» Task description: Only the lines from the start of the data to the line containing "const nuNLOSpikeRange = [0.02, -0.6];", both included, should be output, exactly and without pictures.

****************

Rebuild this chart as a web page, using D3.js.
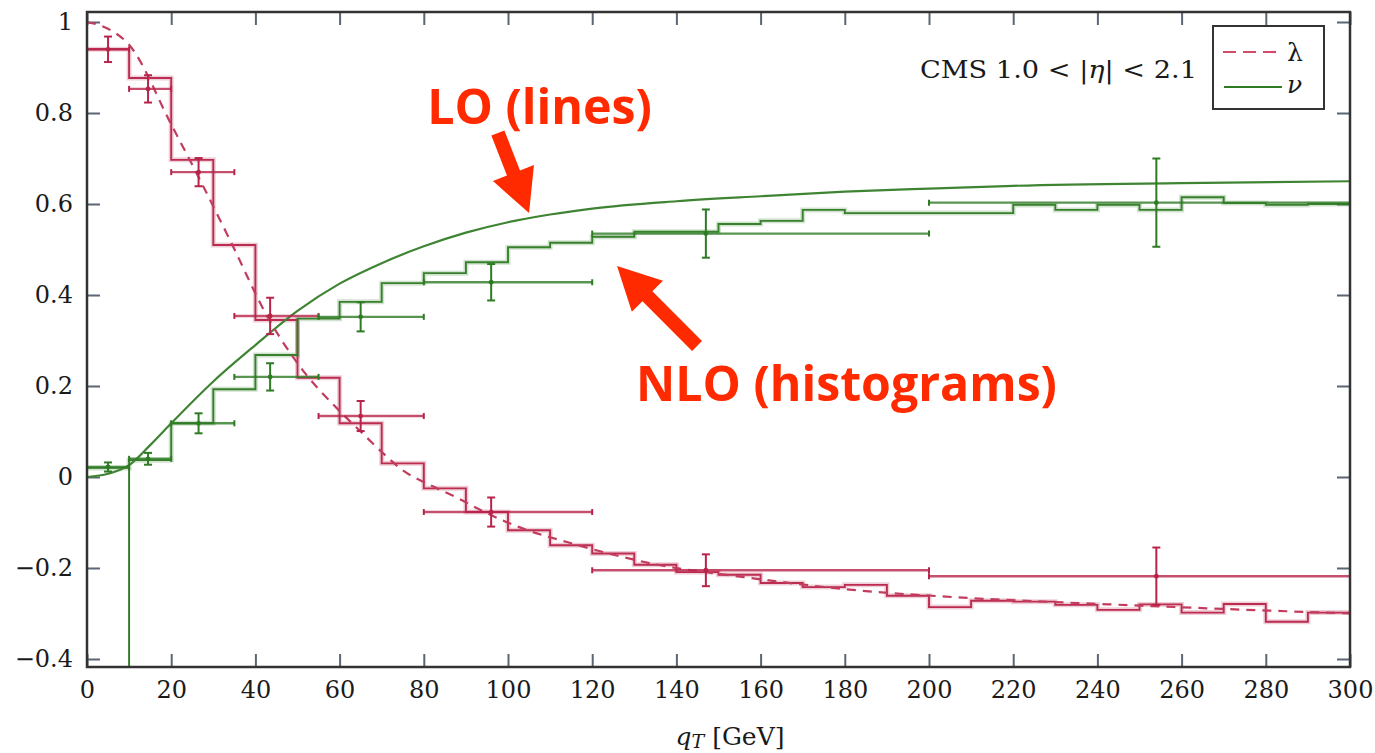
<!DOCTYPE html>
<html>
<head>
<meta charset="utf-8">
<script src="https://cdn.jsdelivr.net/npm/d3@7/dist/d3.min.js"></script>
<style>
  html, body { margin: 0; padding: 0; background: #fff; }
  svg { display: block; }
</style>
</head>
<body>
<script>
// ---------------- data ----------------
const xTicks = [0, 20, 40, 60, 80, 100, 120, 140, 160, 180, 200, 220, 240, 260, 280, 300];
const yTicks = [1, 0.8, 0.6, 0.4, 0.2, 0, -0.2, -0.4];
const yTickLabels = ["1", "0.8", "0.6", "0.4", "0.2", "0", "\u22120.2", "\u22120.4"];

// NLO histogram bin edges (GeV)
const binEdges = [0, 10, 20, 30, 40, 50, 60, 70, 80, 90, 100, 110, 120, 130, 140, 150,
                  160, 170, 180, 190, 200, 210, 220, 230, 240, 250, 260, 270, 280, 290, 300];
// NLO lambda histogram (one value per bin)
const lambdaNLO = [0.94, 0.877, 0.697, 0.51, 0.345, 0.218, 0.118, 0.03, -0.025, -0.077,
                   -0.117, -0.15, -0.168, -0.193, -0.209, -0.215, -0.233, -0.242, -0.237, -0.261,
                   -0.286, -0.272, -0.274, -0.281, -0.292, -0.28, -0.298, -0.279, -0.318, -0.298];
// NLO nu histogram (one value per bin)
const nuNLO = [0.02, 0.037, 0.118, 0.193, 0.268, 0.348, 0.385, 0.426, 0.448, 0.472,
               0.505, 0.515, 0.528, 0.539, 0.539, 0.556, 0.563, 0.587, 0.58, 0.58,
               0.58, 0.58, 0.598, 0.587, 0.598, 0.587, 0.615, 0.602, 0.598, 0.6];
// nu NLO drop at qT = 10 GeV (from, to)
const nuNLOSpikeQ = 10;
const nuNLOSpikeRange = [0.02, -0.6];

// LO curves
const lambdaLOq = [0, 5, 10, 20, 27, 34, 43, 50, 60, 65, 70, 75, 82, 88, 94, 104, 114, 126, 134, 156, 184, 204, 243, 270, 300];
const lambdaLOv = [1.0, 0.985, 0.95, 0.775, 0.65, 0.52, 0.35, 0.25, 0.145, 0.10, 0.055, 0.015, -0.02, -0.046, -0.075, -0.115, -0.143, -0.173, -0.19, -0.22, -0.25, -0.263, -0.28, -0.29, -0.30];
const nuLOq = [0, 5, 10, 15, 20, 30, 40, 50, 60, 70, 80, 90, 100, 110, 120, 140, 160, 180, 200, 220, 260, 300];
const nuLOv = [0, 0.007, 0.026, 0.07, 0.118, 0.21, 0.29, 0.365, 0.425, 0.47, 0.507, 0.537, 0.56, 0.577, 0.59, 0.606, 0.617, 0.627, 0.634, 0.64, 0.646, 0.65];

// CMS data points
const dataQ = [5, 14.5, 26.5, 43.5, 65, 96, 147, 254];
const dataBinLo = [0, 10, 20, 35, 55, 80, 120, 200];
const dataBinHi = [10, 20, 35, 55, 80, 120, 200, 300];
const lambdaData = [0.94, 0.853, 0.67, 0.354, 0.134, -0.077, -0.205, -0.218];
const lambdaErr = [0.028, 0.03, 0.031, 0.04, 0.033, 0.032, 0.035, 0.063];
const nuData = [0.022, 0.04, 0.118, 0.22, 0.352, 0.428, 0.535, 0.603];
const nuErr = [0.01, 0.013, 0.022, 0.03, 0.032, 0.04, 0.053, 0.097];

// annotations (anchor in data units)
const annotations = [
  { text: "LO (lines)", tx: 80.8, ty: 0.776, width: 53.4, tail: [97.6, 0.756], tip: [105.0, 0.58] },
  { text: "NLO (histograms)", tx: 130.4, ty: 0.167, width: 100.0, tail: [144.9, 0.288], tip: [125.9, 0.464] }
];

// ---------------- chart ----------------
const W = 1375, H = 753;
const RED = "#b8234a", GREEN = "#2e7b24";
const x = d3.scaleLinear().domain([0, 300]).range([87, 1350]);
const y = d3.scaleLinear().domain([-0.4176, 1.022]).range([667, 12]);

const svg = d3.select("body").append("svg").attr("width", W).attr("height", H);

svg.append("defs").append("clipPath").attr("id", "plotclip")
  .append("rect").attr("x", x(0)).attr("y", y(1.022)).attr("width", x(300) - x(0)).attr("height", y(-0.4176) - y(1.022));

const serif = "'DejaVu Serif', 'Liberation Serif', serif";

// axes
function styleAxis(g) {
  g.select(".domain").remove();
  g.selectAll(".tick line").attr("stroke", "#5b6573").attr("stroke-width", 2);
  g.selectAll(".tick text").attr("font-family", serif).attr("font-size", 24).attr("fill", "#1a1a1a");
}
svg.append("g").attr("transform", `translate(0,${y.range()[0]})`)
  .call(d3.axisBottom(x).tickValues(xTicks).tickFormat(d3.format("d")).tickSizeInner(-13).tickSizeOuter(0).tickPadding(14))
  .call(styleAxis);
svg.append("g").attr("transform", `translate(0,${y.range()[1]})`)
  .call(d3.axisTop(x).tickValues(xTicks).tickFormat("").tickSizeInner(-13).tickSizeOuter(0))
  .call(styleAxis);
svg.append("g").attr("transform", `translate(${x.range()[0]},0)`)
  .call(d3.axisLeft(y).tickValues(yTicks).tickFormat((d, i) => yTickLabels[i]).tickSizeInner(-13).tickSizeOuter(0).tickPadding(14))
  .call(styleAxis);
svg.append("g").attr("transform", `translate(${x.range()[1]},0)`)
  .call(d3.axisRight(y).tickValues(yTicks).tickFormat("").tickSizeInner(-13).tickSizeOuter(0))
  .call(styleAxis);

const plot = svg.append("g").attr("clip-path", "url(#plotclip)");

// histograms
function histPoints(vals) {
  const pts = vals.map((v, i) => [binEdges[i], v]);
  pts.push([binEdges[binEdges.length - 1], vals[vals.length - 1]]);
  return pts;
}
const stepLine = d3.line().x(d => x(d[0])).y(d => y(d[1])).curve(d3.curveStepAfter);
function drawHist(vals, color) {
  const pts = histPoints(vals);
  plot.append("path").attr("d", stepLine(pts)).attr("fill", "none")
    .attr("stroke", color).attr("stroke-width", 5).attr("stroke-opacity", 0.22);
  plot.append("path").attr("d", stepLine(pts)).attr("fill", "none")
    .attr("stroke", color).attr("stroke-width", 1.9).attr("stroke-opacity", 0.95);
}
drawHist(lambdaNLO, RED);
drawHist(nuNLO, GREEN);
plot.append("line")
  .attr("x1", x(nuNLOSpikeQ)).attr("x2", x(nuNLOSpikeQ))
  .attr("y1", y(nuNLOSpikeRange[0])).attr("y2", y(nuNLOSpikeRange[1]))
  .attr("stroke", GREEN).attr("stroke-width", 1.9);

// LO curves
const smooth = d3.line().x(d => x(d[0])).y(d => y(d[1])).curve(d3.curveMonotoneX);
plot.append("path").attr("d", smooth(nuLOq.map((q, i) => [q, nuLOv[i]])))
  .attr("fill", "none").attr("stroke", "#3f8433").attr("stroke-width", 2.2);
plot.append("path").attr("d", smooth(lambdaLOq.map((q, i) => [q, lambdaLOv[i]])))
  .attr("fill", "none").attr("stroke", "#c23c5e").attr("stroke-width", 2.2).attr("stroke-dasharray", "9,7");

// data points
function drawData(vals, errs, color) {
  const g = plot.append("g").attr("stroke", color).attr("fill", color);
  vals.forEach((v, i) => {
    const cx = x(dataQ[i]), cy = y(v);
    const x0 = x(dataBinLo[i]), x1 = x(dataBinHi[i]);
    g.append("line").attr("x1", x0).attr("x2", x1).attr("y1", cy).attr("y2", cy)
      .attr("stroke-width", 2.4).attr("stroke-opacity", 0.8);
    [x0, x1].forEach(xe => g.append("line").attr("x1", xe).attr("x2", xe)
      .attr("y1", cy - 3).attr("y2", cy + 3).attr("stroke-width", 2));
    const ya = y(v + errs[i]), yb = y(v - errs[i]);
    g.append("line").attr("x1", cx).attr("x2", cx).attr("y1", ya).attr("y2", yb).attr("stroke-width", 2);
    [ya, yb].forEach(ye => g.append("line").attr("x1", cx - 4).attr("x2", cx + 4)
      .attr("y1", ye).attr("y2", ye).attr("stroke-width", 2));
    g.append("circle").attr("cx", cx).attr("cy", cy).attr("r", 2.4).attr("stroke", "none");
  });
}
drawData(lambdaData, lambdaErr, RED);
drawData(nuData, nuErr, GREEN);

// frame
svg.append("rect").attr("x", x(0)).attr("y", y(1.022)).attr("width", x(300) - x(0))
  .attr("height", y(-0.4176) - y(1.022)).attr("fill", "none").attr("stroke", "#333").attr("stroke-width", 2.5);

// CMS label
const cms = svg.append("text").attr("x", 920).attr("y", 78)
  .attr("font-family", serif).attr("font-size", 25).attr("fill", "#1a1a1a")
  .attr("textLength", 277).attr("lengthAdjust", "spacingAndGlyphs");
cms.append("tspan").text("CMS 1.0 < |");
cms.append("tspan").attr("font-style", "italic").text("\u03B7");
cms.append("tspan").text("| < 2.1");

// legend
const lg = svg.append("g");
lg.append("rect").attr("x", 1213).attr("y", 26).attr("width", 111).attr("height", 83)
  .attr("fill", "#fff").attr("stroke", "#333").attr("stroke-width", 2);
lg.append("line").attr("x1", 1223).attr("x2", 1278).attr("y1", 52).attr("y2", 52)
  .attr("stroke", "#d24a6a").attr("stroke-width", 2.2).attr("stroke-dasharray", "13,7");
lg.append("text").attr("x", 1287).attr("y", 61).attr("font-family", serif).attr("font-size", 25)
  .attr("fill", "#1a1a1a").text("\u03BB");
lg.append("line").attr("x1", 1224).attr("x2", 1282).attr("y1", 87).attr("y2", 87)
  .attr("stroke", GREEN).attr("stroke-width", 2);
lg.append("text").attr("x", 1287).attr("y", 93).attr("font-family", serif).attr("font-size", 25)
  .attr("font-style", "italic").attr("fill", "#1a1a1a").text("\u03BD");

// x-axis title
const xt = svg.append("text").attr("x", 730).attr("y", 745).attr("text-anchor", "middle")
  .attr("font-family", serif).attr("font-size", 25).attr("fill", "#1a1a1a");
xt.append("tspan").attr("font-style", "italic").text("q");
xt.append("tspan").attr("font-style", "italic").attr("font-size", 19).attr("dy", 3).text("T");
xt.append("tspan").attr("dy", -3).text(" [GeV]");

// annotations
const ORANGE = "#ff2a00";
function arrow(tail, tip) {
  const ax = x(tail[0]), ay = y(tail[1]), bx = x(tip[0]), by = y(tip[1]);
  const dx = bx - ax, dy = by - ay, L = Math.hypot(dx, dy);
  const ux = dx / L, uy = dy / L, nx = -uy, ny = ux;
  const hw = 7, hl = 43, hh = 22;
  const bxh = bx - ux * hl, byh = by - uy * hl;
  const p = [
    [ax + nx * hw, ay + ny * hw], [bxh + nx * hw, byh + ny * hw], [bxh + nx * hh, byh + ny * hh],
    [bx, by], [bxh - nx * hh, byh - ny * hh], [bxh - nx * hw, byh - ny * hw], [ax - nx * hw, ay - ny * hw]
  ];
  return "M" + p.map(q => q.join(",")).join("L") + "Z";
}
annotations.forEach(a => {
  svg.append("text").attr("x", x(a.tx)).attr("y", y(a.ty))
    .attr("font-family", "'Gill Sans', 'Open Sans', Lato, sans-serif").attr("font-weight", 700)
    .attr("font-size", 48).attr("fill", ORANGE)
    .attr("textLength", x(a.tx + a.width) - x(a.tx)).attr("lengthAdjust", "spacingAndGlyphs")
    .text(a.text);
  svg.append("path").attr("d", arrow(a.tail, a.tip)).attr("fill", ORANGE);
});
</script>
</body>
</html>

****************

» Task result:
Rebuild this chart as a web page, using D3.js.
<!DOCTYPE html>
<html>
<head>
<meta charset="utf-8">
<script src="https://cdn.jsdelivr.net/npm/d3@7/dist/d3.min.js"></script>
<style>
  html, body { margin: 0; padding: 0; background: #fff; }
  svg { display: block; }
</style>
</head>
<body>
<script>
// ---------------- data ----------------
const xTicks = [0, 20, 40, 60, 80, 100, 120, 140, 160, 180, 200, 220, 240, 260, 280, 300];
const yTicks = [1, 0.8, 0.6, 0.4, 0.2, 0, -0.2, -0.4];
const yTickLabels = ["1", "0.8", "0.6", "0.4", "0.2", "0", "\u22120.2", "\u22120.4"];

// NLO histogram bin edges (GeV)
const binEdges = [0, 10, 20, 30, 40, 50, 60, 70, 80, 90, 100, 110, 120, 130, 140, 150,
                  160, 170, 180, 190, 200, 210, 220, 230, 240, 250, 260, 270, 280, 290, 300];
// NLO lambda histogram (one value per bin)
const lambdaNLO = [0.94, 0.877, 0.697, 0.51, 0.345, 0.218, 0.118, 0.03, -0.025, -0.077,
                   -0.117, -0.15, -0.168, -0.193, -0.209, -0.215, -0.233, -0.242, -0.237, -0.261,
                   -0.286, -0.272, -0.274, -0.281, -0.292, -0.28, -0.298, -0.279, -0.318, -0.298];
// NLO nu histogram (one value per bin)
const nuNLO = [0.02, 0.037, 0.118, 0.193, 0.268, 0.348, 0.385, 0.426, 0.448, 0.472,
               0.505, 0.515, 0.528, 0.539, 0.539, 0.556, 0.563, 0.587, 0.58, 0.58,
               0.58, 0.58, 0.598, 0.587, 0.598, 0.587, 0.615, 0.602, 0.598, 0.6];
// nu NLO drop at qT = 10 GeV (from, to)
const nuNLOSpikeQ = 10;
const nuNLOSpikeRange = [0.02, -0.6];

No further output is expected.